Why must each generation make the same mistake over and over and over and over again? Must my generation do the same? Don't we have enough of those fucking inspirational Facebook memes to notice some shit? That something is wrong?

Much tradition is just rituals by a group of people that were too lazy to decide to do something else.

What is the remedy?

Easy.

Admit to yourself that finding meaning is hard, but the absence of it is excruciating. Know that the key to it is to find something to live for that is bigger than yourself, than your fleeting life. And when that thing evaporates, find another and another, until you are not breathing anymore.

And yes it's hard. What? ... nobody ever did hard shit before? For fuck sake.

Or don't bother at all ... just feel free to go ahead and think about your ole school friend who's life you have not inquired about for 30 years, who is not the same person anymore.

That will surely help.

Unexpected

When you are sitting in Starbucks sipping coffee and trying to plan your week, and then they decide to change the background music to the entire “Kind of Blue” album from Miles Davis. Oh my my my ... this was unexpected ... and juicy!

Two Deaths

The death of my physical body is inevitable. But that's not my fault. Some asshole created death, and I definitely know it was not me. But the death of my spiritual body will only come when I forget that I, like any human being, am a possibility.

I can re-invent, overcome, push forward, change, adapt, and create. I am a possibility.

Rape is a serious thing. Rape is a serious word. Rape describes a horrendous act. But that's what life has the potential to do, to rape us of our possibility ... slowly, gradually, bit by bit, without our noticing.

But I notice. I notice. It's a constant terrible sorrow to notice when others cannot. But I see the devil.

And when I push myself forward, scrape up my last bits of energy, get up when I would rather lay down, move when I would rather stay still ... I see the devil bleed, and it gives me joy.
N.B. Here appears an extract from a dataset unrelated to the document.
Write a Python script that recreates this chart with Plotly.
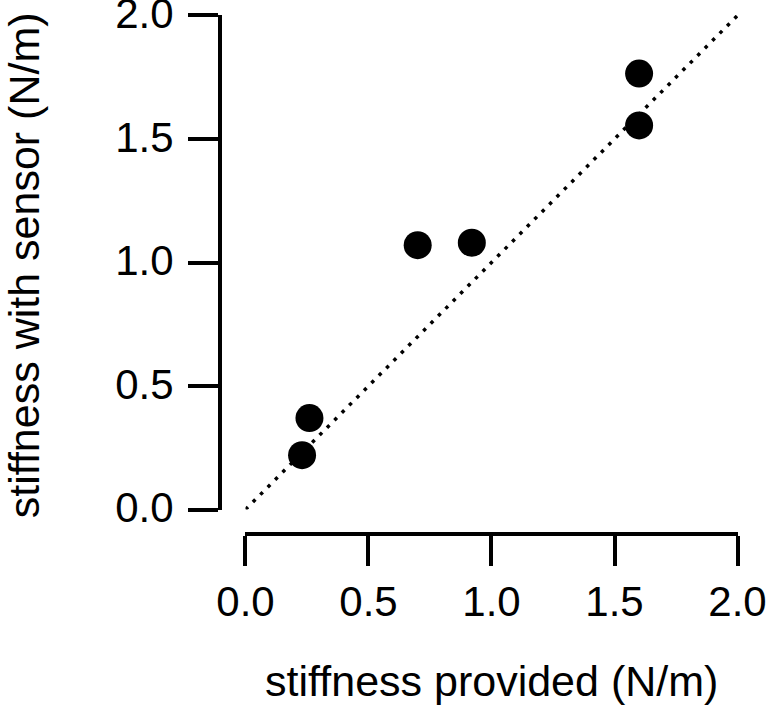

I love seeing the devil bleed.

Perfection

This may very well be the most perfect poem I have ever read:

LOVE AFTER LOVE ... by Derek Walcott

The time will come when, with elation you will greet yourself arriving at your own door, in your own mirror and each will smile at the other's welcome,

and say, sit here. Eat. You will love again the stranger who was your self. Give wine. Give bread. Give back your heart to itself, to the stranger who has loved you

all your life, whom you ignored for another, who knows you by heart. Take down the love letters from the bookshelf,

the photographs, the desperate notes, peel your own image from the mirror. Sit. Feast on your life.